>>>>>
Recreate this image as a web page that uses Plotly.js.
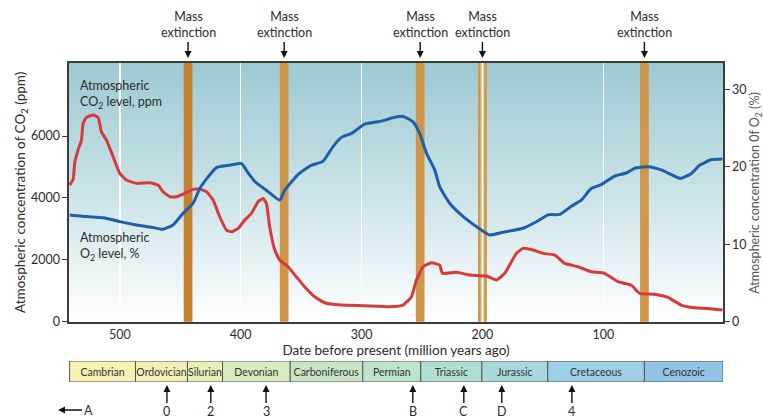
<!DOCTYPE html>
<html><head><meta charset="utf-8">
<script src="https://cdn.plot.ly/plotly-3.0.1.min.js"></script>
<style>html,body{margin:0;padding:0;background:#fff;}#chart{width:763px;height:419px;}</style>
</head><body><div id="chart"></div>
<script>
// ---- data (millions of years ago) ----
const co2Age = [541.4,538.6,537.2,534.5,531.7,530.3,527.6,522,517.9,515.2,511,505.5,500,494.5,486.2,475.2,468.3,464.2,458.6,453.1,446.2,439.3,433.8,428.3,422.8,417.3,411.8,407.6,402.1,396.6,391.1,385.6,381.5,378.7,376,371.8,367.7,360.8,354,347.1,338.8,330.5,316.7,297.4,276.6,265.6,258.7,254.6,249.1,242.2,235.3,233.1,221.5,210.5,196.7,188.4,181.5,171.9,166.4,158.1,149.8,140,132,121,110,99,88,77,70,57.7,46.6,35.6,24.6,13.6,1.5];
const co2Ppm = [4415,4600,5150,5546,5869,6408,6602,6676,6602,6137,5869,5330,4793,4577,4470,4490,4415,4200,4038,4038,4147,4276,4276,4200,3931,3392,2962,2907,3016,3285,3500,3876,3985,3823,3069,2316,1993,1777,1454,1131,808,614,539,517,485,539,808,1347,1777,1906,1830,1563,1595,1508,1475,1347,1563,2209,2370,2316,2209,2154,1885,1777,1615,1563,1292,1185,916,885,787,539,452,430,378];
const o2Age = [541.4,527.6,513.8,500,486.2,472.4,464.2,455.9,447.6,439.3,433.8,426.9,420,409,399.3,393.8,388.3,377.3,367.7,363.5,352.5,341.5,331.9,323.6,316.7,308.5,297.4,283.7,272.6,265.6,257.4,251.9,246.4,239.5,235.3,227.1,216.1,205.1,194.1,183,166.4,155.4,145.8,136,126.5,118.2,110,101.7,90.7,81,74.1,63.1,52.1,43.8,36.1,27.3,20.4,10.7,1.5];
const o2Pct = [13.78,13.57,13.43,12.92,12.49,12.15,11.93,12.49,14.0,15.3,17.2,18.7,19.9,20.2,20.4,19.2,18.1,16.8,15.7,17.0,19.0,20.2,20.7,22.6,23.8,24.3,25.5,25.9,26.4,26.5,25.8,24.3,21.8,19.6,17.4,15.3,13.6,12.3,11.2,11.55,12.07,12.9,13.8,13.85,14.9,15.7,17.2,17.7,18.8,19.2,19.8,20.0,19.6,19.0,18.5,19.1,20.2,20.9,21.0];
const extinctionAge = [443.5, 364, 251.5, 200, 66];
const periodNames = ['Cambrian','Ordovician','Silurian','Devonian','Carboniferous','Permian','Triassic','Jurassic','Cretaceous','Cenozoic'];
const periodStart = [541.5,487,444,415,359,299,251,200.5,146,66];
const periodEnd   = [487,444,415,359,299,251,200.5,146,66,1];
const markerLabels = ['0','2','3','B','C','D','4'];
const markerAge = [461, 424.7, 379, 257.6, 215.4, 184, 126];

// ---- styles ----
const FONT = 'Lato, "Open Sans", sans-serif';
const TXT = '#2b2b2b';
const periodColors = ['#f7f1b3','#f2efb6','#e9efb9','#d9ecc0','#c8e6c5','#bee3cb','#b0ded3','#a7d8dd','#9dcfe6','#8fc4e6'];
const bgSvg = '<svg xmlns="http://www.w3.org/2000/svg" width="100" height="100" viewBox="0 0 100 100" preserveAspectRatio="none"><defs><linearGradient id="g" x1="0" y1="0" x2="0" y2="1"><stop offset="0" stop-color="#9dc9d2"/><stop offset="0.5" stop-color="#cae3e8"/><stop offset="1" stop-color="#ffffff"/></linearGradient></defs><rect width="100" height="100" fill="url(#g)"/></svg>';

const mainBottom = 0.189;
const tlTop = 0.0658;

const traces = [
  {x: co2Age, y: co2Ppm, type: 'scatter', mode: 'lines', xaxis: 'x', yaxis: 'y',
   line: {color: '#d63a3c', width: 3, shape: 'spline', smoothing: 0.4}, hoverinfo: 'skip'},
  {x: o2Age, y: o2Pct, type: 'scatter', mode: 'lines', xaxis: 'x', yaxis: 'y2',
   line: {color: '#1f5ea8', width: 3, shape: 'spline', smoothing: 0.5}, hoverinfo: 'skip'},
  {type: 'bar', orientation: 'h', xaxis: 'x2', yaxis: 'y3',
   y: periodNames.map(() => 0), base: periodEnd,
   x: periodStart.map((s, i) => s - periodEnd[i]),
   width: 1, text: periodNames, textposition: 'inside', insidetextanchor: 'middle',
   textangle: 0, constraintext: 'none',
   textfont: {family: FONT, size: 10.5, color: '#333'},
   marker: {color: periodColors, line: {color: '#555', width: 1}}, hoverinfo: 'skip'}
];

const shapes = [];
function bar(x0, x1, color) {
  shapes.push({type: 'rect', xref: 'x', yref: 'paper', x0: x0, x1: x1, y0: mainBottom, y1: 1,
    fillcolor: color, line: {width: 0}, layer: 'below'});
}
extinctionAge.forEach((a, i) => {
  if (i === 3) {
    bar(a + 3.6, a - 3.6, '#ecd4a6');
    bar(a + 3.6, a + 1.5, '#cf9548');
    bar(a - 1.5, a - 3.6, '#cf9548');
  } else {
    bar(a + 3.6, a - 3.6, i === 0 ? '#c4812f' : '#cf9548');
  }
});

const annotations = [];
extinctionAge.forEach(a => {
  annotations.push({x: a, xref: 'x', y: 1.0157, yref: 'paper', text: 'Mass<br>extinction',
    showarrow: true, ax: 0, ay: -33, arrowhead: 2, arrowsize: 1, arrowwidth: 1.4, arrowcolor: '#111',
    font: {family: FONT, size: 12.5, color: TXT}});
});
markerLabels.forEach((t, i) => {
  annotations.push({x: markerAge[i], xref: 'x', y: -0.0094, yref: 'paper', text: t,
    showarrow: true, ax: 0, ay: 27, arrowhead: 2, arrowsize: 1, arrowwidth: 1.4, arrowcolor: '#111',
    font: {family: FONT, size: 12.5, color: TXT}});
});
annotations.push({x: -0.0168, xref: 'paper', y: -0.0878, yref: 'paper', text: 'A',
  showarrow: true, ax: 30, ay: 0, arrowhead: 2, arrowsize: 1, arrowwidth: 1.4, arrowcolor: '#111',
  font: {family: FONT, size: 12.5, color: TXT}});
annotations.push({x: 0.014, xref: 'paper', y: 0.90, yref: 'paper', xanchor: 'left', yanchor: 'middle', align: 'left',
  text: 'Atmospheric<br>CO<sub>2</sub> level, ppm', showarrow: false, font: {family: FONT, size: 12.5, color: TXT}});
annotations.push({x: 0.014, xref: 'paper', y: 0.426, yref: 'paper', xanchor: 'left', yanchor: 'middle', align: 'left',
  text: 'Atmospheric<br>O<sub>2</sub> level, %', showarrow: false, font: {family: FONT, size: 12.5, color: TXT}});
annotations.push({x: 1.0495, xref: 'paper', y: (mainBottom + 1) / 2, yref: 'paper', xanchor: 'center', yanchor: 'middle',
  textangle: -90, text: 'Atmospheric concentration 0f O<sub>2</sub> (%)', showarrow: false,
  font: {family: FONT, size: 12.5, color: '#555'}});

const layout = {
  width: 763, height: 419,
  margin: {l: 69, r: 40, t: 63, b: 37},
  paper_bgcolor: '#ffffff', plot_bgcolor: 'rgba(0,0,0,0)',
  showlegend: false, hovermode: false,
  font: {family: FONT, size: 12.5, color: TXT},
  images: [{source: 'data:image/svg+xml;charset=utf-8,' + encodeURIComponent(bgSvg),
    xref: 'paper', yref: 'paper', x: 0, y: 1, sizex: 1, sizey: 1 - mainBottom,
    xanchor: 'left', yanchor: 'top', sizing: 'stretch', layer: 'below'}],
  xaxis: {domain: [0, 1], anchor: 'y', range: [542, 1], tickvals: [500, 400, 300, 200, 100],
    showgrid: true, gridcolor: '#ffffff', gridwidth: 1.5, zeroline: false,
    showline: true, mirror: true, linecolor: '#3c3c3c', linewidth: 1.8, ticks: '',
    tickfont: {family: FONT, size: 12.5, color: TXT}, automargin: true,
    title: {text: 'Date before present (million years ago)', standoff: 5, font: {family: FONT, size: 13.5, color: TXT}}},
  yaxis: {domain: [mainBottom, 1], anchor: 'x', range: [0, 8360], tickvals: [0, 2000, 4000, 6000],
    showgrid: false, zeroline: false, showline: true, mirror: true, linecolor: '#3c3c3c', linewidth: 1.6,
    ticks: 'outside', ticklen: 5, tickcolor: '#3c3c3c', tickwidth: 1,
    tickfont: {family: FONT, size: 12.5, color: TXT}, automargin: true,
    title: {text: 'Atmospheric concentration of CO<sub>2</sub> (ppm)', standoff: 2, font: {family: FONT, size: 13.5, color: TXT}}},
  yaxis2: {overlaying: 'y', side: 'right', anchor: 'x', range: [0, 33.4], tickvals: [0, 10, 20, 30],
    showgrid: false, zeroline: false, showline: true, linecolor: '#3c3c3c', linewidth: 1.6,
    ticks: 'outside', ticklen: 5, tickcolor: '#3c3c3c', tickwidth: 1,
    tickfont: {family: FONT, size: 12.5, color: TXT}, automargin: false},
  xaxis2: {domain: [0, 1], anchor: 'y3', matches: 'x', range: [542, 1], showticklabels: false, showgrid: false,
    zeroline: false, showline: false, ticks: ''},
  yaxis3: {domain: [0, tlTop], anchor: 'x2', range: [-0.5, 0.5], visible: false, fixedrange: true},
  shapes: shapes,
  annotations: annotations
};

Plotly.newPlot('chart', traces, layout, {displayModeBar: false, staticPlot: true});
</script>
</body></html>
<<<<<
Which lines hold the word "image"? Copy every one of them.

== Reply to the exercise ==
Recreate this image as a web page that uses Plotly.js.
  images: [{source: 'data:image/svg+xml;charset=utf-8,' + encodeURIComponent(bgSvg),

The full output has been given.